Mumyalanmamış düşüncelerdir beni emziren… İnsanlığı, tabiatı okuyan, okurken düşünen, düşünmeyi kendine farz sayma bilinciyle bilinçlenen her isim benim vazgeçemeyeceğim birer başucu kaynağı olmuştur. Okuduğum bir yazar değil, çok fazla yazar var. Katkılarını inkâr edemem. Yalnız şimdi isim sayarsam unuttuklarıma haksızlık yapmış olurum.

8. Peki yazarlarla görüşme imkânınız oldu mu? Bir araya geldiniz mi hiç?
Yazar dostlarımla görüşme imkânım her zaman oluyor. Fuar, şiir dinletileri, yazar-okur buluşmaları vb. vesilelerle etkinliklerde zaman zaman yüz yüze görüştüğümüz oluyor..

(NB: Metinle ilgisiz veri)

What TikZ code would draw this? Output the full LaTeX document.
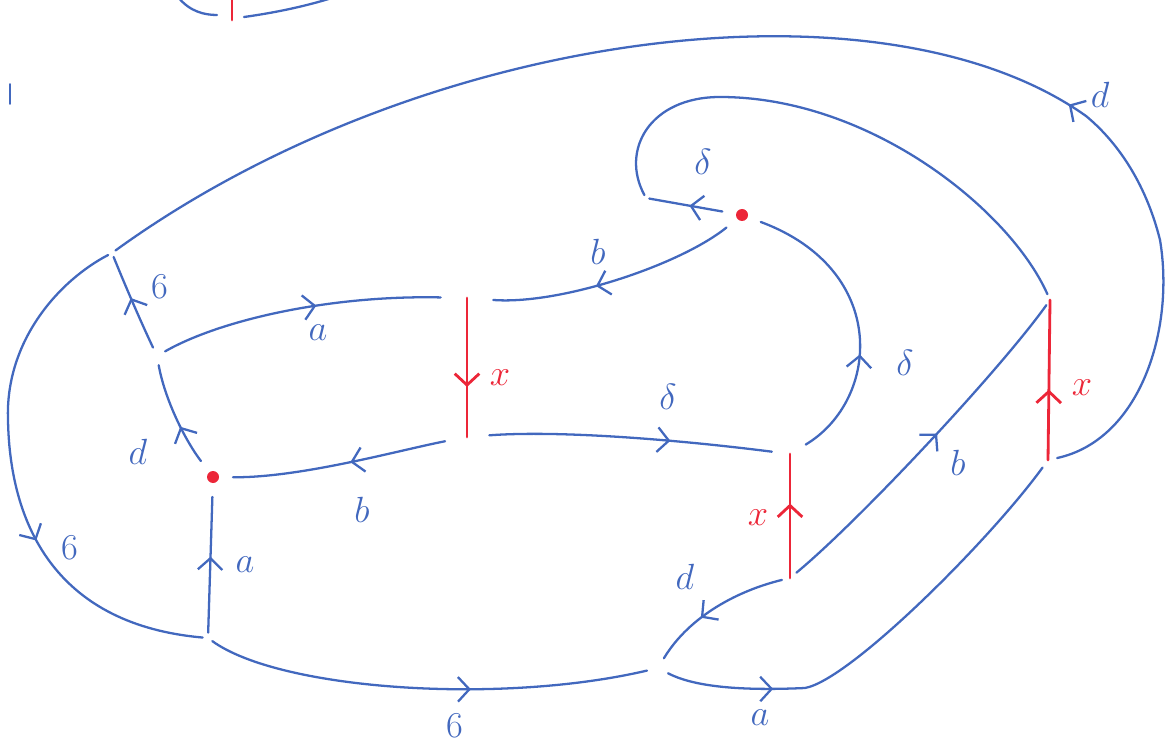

9. Konularınızı nasıl seçiyorsunuz?
Eserlerimde sahip olduğumuz medeniyete geçmişten geleceğe uzanan tarihsel bir bilinç köprüsüyle insana; kendi olmayı ve kendini bilmeyi hatırlatacak, konusu insanı ilgilendiren her şeyi işliyorum. Bu duyarlılıkla yeryüzündeki bütün kardeşlerimin acısını yaşayarak duygu ve düşünce hissiyatımın coşmasıyla taşan bir nehrin sularına kapılanlardır heybemdeki..

10. Peki son olarak buradan okurlarınıza seslenmek isteseniz, ne derdiniz?
Öncelikle buna aracı olduğunuz için sizlere şükran borçluyum, çok teşekkür ederim. Biz, kitaba çağıran ve kitap üzerine inşa edilmiş ve ihya olmuş muhteşem bir medeniyetin sakinleriyiz. Bize miras bırakılan medeniyet şuuruna vakıf bir toplum olarak, başvurmamız gereken tek reçete; ihmal ettiğimiz, sonsuz bir hakikatin anahtarı ve uyanışımıza aralanan kapı olan o kutlu kitabın “oku” emridir. Bu okumayı ister yontarak, ister çizerek, ister yazarak, ister kodlayarak, ister fotoğraflayarak yapalım. Ne şekilde olursa olsun; düşünce duyargalarımızı insani, adil ve güzel olana ayarlamamız gerekir ki yaşamın aydınlık yanına ulaşabilelim. Bu da ancak içinden çıktığımız medeniyetin sesine kulak vererek kendimizi yine ve yeniden keşfetmekle mümkündür. Keşfetmeyi öğrenelim.

Yorumlar 2
Mustafa Muhammed Can 14 Şubat 2021 20:55

Behçet Gülenay'ın Suda Yanan Ayetler romanını okumadan onu okudum demeyin.

Şeyda 11 Şubat 2021 02:28

Yıllar önce "Siyah Zamanlar" adlı şiir kitabıyla muhteşem kalemiyle tanıştım. Güneşten damıtılan şiir tarzıyla hayran kalmıştım yazara. Daha doğrusu şaire. Çünkü bana göre önce şair sonra yazar... O zamanlar 'Behçet Yani' müstearıyla yazıyordu. Sanki bütün şiirleri benim için yazmıştı. Bam telime dokunmuştu. Behçet Gülenay'ı okumanızı şiddetle tavsiye ederim.